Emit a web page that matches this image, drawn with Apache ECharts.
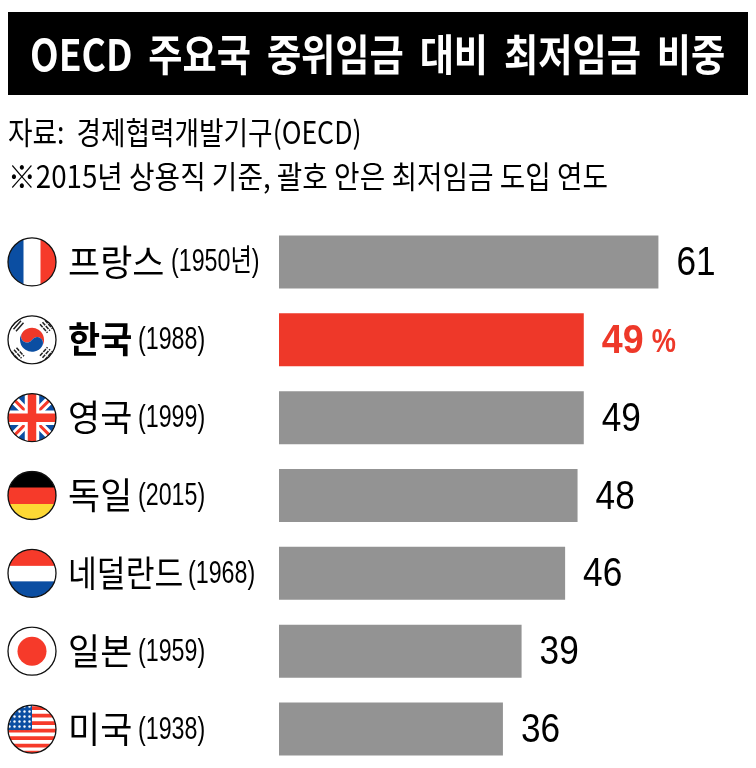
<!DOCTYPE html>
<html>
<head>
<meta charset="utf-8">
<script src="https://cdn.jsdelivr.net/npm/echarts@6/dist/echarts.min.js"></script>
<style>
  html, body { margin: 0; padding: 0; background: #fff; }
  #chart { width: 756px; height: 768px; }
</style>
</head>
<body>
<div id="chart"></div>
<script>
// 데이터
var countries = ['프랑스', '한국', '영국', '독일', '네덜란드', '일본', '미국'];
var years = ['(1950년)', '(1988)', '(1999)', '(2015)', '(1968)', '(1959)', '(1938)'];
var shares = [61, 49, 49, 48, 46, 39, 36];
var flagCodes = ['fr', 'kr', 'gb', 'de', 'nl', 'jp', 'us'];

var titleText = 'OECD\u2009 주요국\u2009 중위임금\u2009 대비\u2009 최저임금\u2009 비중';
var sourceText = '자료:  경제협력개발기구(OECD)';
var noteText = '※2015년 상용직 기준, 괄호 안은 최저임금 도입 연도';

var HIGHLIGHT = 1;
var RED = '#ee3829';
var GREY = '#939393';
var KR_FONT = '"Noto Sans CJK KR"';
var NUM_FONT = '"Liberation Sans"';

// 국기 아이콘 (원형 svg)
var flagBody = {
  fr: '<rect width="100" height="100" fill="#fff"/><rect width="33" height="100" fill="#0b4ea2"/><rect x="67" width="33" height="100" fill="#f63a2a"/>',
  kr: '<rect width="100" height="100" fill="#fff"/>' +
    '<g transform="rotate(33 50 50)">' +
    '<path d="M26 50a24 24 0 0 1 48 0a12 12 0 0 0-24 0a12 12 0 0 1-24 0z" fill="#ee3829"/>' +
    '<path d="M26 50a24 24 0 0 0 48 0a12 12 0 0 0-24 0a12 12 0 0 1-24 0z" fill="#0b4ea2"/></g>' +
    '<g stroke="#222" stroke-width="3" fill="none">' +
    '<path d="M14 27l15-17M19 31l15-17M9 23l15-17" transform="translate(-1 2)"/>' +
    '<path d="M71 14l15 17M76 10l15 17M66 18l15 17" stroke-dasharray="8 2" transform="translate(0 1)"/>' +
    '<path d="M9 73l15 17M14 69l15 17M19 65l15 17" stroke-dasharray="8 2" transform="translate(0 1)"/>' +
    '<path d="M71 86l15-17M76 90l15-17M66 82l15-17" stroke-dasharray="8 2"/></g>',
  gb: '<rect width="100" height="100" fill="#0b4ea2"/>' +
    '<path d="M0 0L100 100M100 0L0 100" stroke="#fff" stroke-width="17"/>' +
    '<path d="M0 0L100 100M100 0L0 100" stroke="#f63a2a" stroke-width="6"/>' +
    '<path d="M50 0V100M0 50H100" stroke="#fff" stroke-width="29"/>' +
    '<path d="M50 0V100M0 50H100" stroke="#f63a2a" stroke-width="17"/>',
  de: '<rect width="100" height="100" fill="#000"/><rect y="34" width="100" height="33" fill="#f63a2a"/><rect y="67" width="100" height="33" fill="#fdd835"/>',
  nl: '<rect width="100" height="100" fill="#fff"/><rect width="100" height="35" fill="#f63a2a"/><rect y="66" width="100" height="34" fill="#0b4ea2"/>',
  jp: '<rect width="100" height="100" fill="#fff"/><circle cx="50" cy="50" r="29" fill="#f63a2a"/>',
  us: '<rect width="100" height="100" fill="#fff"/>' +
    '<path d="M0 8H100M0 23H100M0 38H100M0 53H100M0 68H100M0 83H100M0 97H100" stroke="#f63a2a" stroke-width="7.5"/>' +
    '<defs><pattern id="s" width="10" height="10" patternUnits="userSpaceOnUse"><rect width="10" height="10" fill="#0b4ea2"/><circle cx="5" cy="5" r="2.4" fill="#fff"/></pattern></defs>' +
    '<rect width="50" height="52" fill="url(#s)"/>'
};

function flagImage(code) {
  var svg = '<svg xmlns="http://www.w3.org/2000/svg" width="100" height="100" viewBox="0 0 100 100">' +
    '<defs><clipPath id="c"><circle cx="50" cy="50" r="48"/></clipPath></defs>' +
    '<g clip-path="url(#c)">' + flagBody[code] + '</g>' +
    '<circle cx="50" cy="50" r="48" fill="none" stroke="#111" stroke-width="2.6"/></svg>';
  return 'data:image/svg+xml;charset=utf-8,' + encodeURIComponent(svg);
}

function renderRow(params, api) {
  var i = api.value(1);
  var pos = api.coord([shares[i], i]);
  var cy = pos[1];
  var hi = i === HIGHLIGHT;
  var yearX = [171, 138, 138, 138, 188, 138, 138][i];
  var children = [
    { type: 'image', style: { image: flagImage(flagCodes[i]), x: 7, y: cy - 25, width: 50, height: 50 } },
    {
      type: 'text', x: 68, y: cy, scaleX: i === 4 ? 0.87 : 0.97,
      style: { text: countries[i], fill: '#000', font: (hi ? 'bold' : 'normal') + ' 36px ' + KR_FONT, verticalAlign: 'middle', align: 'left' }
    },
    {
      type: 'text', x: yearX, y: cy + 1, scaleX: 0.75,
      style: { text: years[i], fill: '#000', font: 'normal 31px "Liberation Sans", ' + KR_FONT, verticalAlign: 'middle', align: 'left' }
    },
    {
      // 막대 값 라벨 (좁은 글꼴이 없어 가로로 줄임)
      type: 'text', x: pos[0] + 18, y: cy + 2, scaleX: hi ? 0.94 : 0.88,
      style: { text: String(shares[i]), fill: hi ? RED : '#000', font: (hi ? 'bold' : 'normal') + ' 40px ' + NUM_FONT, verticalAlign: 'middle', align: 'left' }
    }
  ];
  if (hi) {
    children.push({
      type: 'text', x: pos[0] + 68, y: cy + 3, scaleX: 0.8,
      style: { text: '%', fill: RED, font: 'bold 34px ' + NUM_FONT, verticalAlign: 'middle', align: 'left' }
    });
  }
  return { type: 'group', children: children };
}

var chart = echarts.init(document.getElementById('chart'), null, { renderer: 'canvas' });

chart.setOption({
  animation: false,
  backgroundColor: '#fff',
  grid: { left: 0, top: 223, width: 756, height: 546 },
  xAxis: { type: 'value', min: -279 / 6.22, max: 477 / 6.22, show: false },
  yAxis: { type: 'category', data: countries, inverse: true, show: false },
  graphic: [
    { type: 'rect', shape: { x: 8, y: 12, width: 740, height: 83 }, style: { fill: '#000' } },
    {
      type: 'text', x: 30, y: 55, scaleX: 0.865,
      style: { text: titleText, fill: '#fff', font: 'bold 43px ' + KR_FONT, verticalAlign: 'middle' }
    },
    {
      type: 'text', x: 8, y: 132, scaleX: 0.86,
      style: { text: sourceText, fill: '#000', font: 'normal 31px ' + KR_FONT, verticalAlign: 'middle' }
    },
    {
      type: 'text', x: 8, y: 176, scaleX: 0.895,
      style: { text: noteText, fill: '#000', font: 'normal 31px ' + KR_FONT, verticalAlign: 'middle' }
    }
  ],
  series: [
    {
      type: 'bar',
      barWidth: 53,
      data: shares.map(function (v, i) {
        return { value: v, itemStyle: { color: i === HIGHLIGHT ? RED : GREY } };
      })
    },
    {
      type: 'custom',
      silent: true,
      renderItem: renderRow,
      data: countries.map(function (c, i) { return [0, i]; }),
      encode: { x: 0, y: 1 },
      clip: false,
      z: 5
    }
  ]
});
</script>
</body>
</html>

- - - - -

▶ [DO THIS] Using the data above, print every line exactly, omitting pictures.

▶ [SOLUTION TO THIS PROBLEM]
Emit a web page that matches this image, drawn with Apache ECharts.
<!DOCTYPE html>
<html>
<head>
<meta charset="utf-8">
<script src="https://cdn.jsdelivr.net/npm/echarts@6/dist/echarts.min.js"></script>
<style>
  html, body { margin: 0; padding: 0; background: #fff; }
  #chart { width: 756px; height: 768px; }
</style>
</head>
<body>
<div id="chart"></div>
<script>
// 데이터
var countries = ['프랑스', '한국', '영국', '독일', '네덜란드', '일본', '미국'];
var years = ['(1950년)', '(1988)', '(1999)', '(2015)', '(1968)', '(1959)', '(1938)'];
var shares = [61, 49, 49, 48, 46, 39, 36];
var flagCodes = ['fr', 'kr', 'gb', 'de', 'nl', 'jp', 'us'];

var titleText = 'OECD\u2009 주요국\u2009 중위임금\u2009 대비\u2009 최저임금\u2009 비중';
var sourceText = '자료:  경제협력개발기구(OECD)';
var noteText = '※2015년 상용직 기준, 괄호 안은 최저임금 도입 연도';

var HIGHLIGHT = 1;
var RED = '#ee3829';
var GREY = '#939393';
var KR_FONT = '"Noto Sans CJK KR"';
var NUM_FONT = '"Liberation Sans"';

// 국기 아이콘 (원형 svg)
var flagBody = {
  fr: '<rect width="100" height="100" fill="#fff"/><rect width="33" height="100" fill="#0b4ea2"/><rect x="67" width="33" height="100" fill="#f63a2a"/>',
  kr: '<rect width="100" height="100" fill="#fff"/>' +
    '<g transform="rotate(33 50 50)">' +
    '<path d="M26 50a24 24 0 0 1 48 0a12 12 0 0 0-24 0a12 12 0 0 1-24 0z" fill="#ee3829"/>' +
    '<path d="M26 50a24 24 0 0 0 48 0a12 12 0 0 0-24 0a12 12 0 0 1-24 0z" fill="#0b4ea2"/></g>' +
    '<g stroke="#222" stroke-width="3" fill="none">' +
    '<path d="M14 27l15-17M19 31l15-17M9 23l15-17" transform="translate(-1 2)"/>' +
    '<path d="M71 14l15 17M76 10l15 17M66 18l15 17" stroke-dasharray="8 2" transform="translate(0 1)"/>' +
    '<path d="M9 73l15 17M14 69l15 17M19 65l15 17" stroke-dasharray="8 2" transform="translate(0 1)"/>' +
    '<path d="M71 86l15-17M76 90l15-17M66 82l15-17" stroke-dasharray="8 2"/></g>',
  gb: '<rect width="100" height="100" fill="#0b4ea2"/>' +
    '<path d="M0 0L100 100M100 0L0 100" stroke="#fff" stroke-width="17"/>' +
    '<path d="M0 0L100 100M100 0L0 100" stroke="#f63a2a" stroke-width="6"/>' +
    '<path d="M50 0V100M0 50H100" stroke="#fff" stroke-width="29"/>' +
    '<path d="M50 0V100M0 50H100" stroke="#f63a2a" stroke-width="17"/>',
  de: '<rect width="100" height="100" fill="#000"/><rect y="34" width="100" height="33" fill="#f63a2a"/><rect y="67" width="100" height="33" fill="#fdd835"/>',
  nl: '<rect width="100" height="100" fill="#fff"/><rect width="100" height="35" fill="#f63a2a"/><rect y="66" width="100" height="34" fill="#0b4ea2"/>',
  jp: '<rect width="100" height="100" fill="#fff"/><circle cx="50" cy="50" r="29" fill="#f63a2a"/>',
  us: '<rect width="100" height="100" fill="#fff"/>' +
    '<path d="M0 8H100M0 23H100M0 38H100M0 53H100M0 68H100M0 83H100M0 97H100" stroke="#f63a2a" stroke-width="7.5"/>' +
    '<defs><pattern id="s" width="10" height="10" patternUnits="userSpaceOnUse"><rect width="10" height="10" fill="#0b4ea2"/><circle cx="5" cy="5" r="2.4" fill="#fff"/></pattern></defs>' +
    '<rect width="50" height="52" fill="url(#s)"/>'
};

function flagImage(code) {
  var svg = '<svg xmlns="http://www.w3.org/2000/svg" width="100" height="100" viewBox="0 0 100 100">' +
    '<defs><clipPath id="c"><circle cx="50" cy="50" r="48"/></clipPath></defs>' +
    '<g clip-path="url(#c)">' + flagBody[code] + '</g>' +
    '<circle cx="50" cy="50" r="48" fill="none" stroke="#111" stroke-width="2.6"/></svg>';
  return 'data:image/svg+xml;charset=utf-8,' + encodeURIComponent(svg);
}

function renderRow(params, api) {
  var i = api.value(1);
  var pos = api.coord([shares[i], i]);
  var cy = pos[1];
  var hi = i === HIGHLIGHT;
  var yearX = [171, 138, 138, 138, 188, 138, 138][i];
  var children = [
    { type: 'image', style: { image: flagImage(flagCodes[i]), x: 7, y: cy - 25, width: 50, height: 50 } },
    {
      type: 'text', x: 68, y: cy, scaleX: i === 4 ? 0.87 : 0.97,
      style: { text: countries[i], fill: '#000', font: (hi ? 'bold' : 'normal') + ' 36px ' + KR_FONT, verticalAlign: 'middle', align: 'left' }
    },
    {
      type: 'text', x: yearX, y: cy + 1, scaleX: 0.75,
      style: { text: years[i], fill: '#000', font: 'normal 31px "Liberation Sans", ' + KR_FONT, verticalAlign: 'middle', align: 'left' }
    },
    {
      // 막대 값 라벨 (좁은 글꼴이 없어 가로로 줄임)
      type: 'text', x: pos[0] + 18, y: cy + 2, scaleX: hi ? 0.94 : 0.88,
      style: { text: String(shares[i]), fill: hi ? RED : '#000', font: (hi ? 'bold' : 'normal') + ' 40px ' + NUM_FONT, verticalAlign: 'middle', align: 'left' }
    }
  ];
  if (hi) {
    children.push({
      type: 'text', x: pos[0] + 68, y: cy + 3, scaleX: 0.8,
      style: { text: '%', fill: RED, font: 'bold 34px ' + NUM_FONT, verticalAlign: 'middle', align: 'left' }
    });
  }
  return { type: 'group', children: children };
}

var chart = echarts.init(document.getElementById('chart'), null, { renderer: 'canvas' });

chart.setOption({
  animation: false,
  backgroundColor: '#fff',
  grid: { left: 0, top: 223, width: 756, height: 546 },
  xAxis: { type: 'value', min: -279 / 6.22, max: 477 / 6.22, show: false },
  yAxis: { type: 'category', data: countries, inverse: true, show: false },
  graphic: [
    { type: 'rect', shape: { x: 8, y: 12, width: 740, height: 83 }, style: { fill: '#000' } },
    {
      type: 'text', x: 30, y: 55, scaleX: 0.865,
      style: { text: titleText, fill: '#fff', font: 'bold 43px ' + KR_FONT, verticalAlign: 'middle' }
    },
    {
      type: 'text', x: 8, y: 132, scaleX: 0.86,
      style: { text: sourceText, fill: '#000', font: 'normal 31px ' + KR_FONT, verticalAlign: 'middle' }
    },
    {
      type: 'text', x: 8, y: 176, scaleX: 0.895,
      style: { text: noteText, fill: '#000', font: 'normal 31px ' + KR_FONT, verticalAlign: 'middle' }
    }
  ],
  series: [
    {
      type: 'bar',
      barWidth: 53,
      data: shares.map(function (v, i) {
        return { value: v, itemStyle: { color: i === HIGHLIGHT ? RED : GREY } };
      })
    },
    {
      type: 'custom',
      silent: true,
      renderItem: renderRow,
      data: countries.map(function (c, i) { return [0, i]; }),
      encode: { x: 0, y: 1 },
      clip: false,
      z: 5
    }
  ]
});
</script>
</body>
</html>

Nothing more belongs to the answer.